For a chi-square test:
df = (r - 1) × (c - 1)
Where r is the number of rows and c is the number of columns in a contingency table.
For an ANOVA test:
Between groups df = k - 1
Within groups df = n - k
Total df = n - 1
Where k is the number of groups and n is the total sample size.
Using the calculator on this page, you can quickly determine the degrees of freedom for your specific statistical test by entering the relevant parameters.
Common Statistical Tests
Degrees of freedom are used in various statistical tests. Here are some examples:
- t-tests: Used to compare means of two groups. The degrees of freedom depend on the sample size and whether it's a paired or independent t-test.
- ANOVA: Used to compare means of three or more groups.
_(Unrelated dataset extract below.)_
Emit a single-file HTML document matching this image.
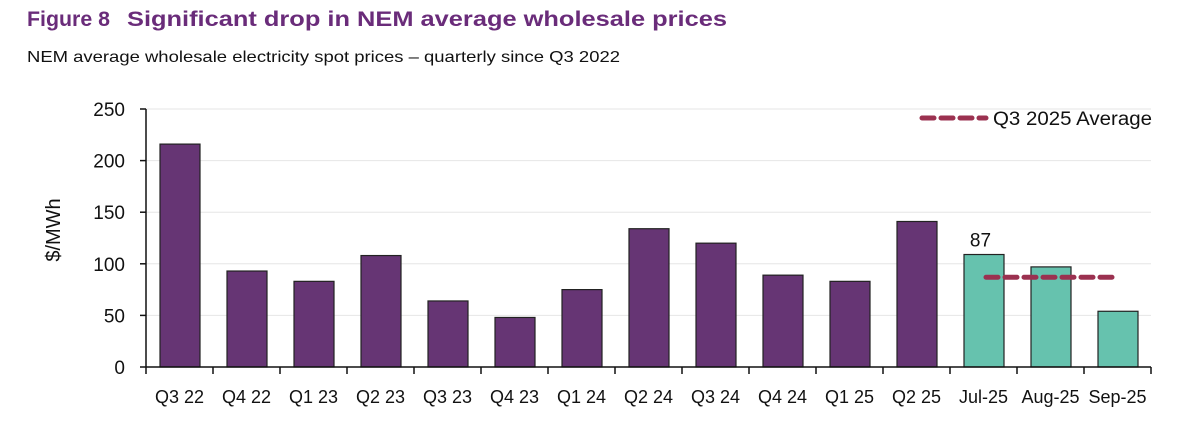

The between-groups and within-groups degrees of freedom are calculated separately.
- Chi-square tests: Used to test relationships between categorical variables. The degrees of freedom depend on the dimensions of the contingency table.
- Regression analysis: Used to model relationships between variables. The degrees of freedom depend on the number of observations and predictors.
Understanding degrees of freedom helps you interpret the results of these tests correctly and make informed decisions based on your data.
Degrees of Freedom in Practice
Degrees of freedom are essential for determining the appropriate critical values and p-values in statistical tests. A higher number of degrees of freedom generally means the test is more sensitive to detecting differences or relationships in the data.
For example, in a t-test with a small sample size (low degrees of freedom), the critical values are wider, making it harder to reject the null hypothesis. Conversely, with a large sample size (high degrees of freedom), the critical values are narrower, making it easier to detect significant differences.
Always check the degrees of freedom when interpreting statistical results. They provide important context about the reliability and precision of your findings.
Example Calculation
Suppose you have a sample of 30 observations and you want to calculate the sample variance. The degrees of freedom would be:
df = n - 1 = 30 - 1 = 29
This means you have 29 degrees of freedom to estimate the population variance.
Frequently Asked Questions
What is the difference between sample size and degrees of freedom?
Sample size refers to the total number of observations in your dataset, while degrees of freedom represent the number of independent pieces of information available for estimation. For most common statistical tests, degrees of freedom are one less than the sample size.
Why are degrees of freedom important in statistical tests?
Degrees of freedom determine the shape of probability distributions used in statistical tests. They affect the critical values and p-values, which in turn influence the validity of your test results.
How do I know which formula to use for degrees of freedom?
The formula for degrees of freedom depends on the specific statistical test you're performing. Common formulas include those for sample variance, chi-square tests, and ANOVA. The calculator on this page can help you determine the correct formula based on your test type.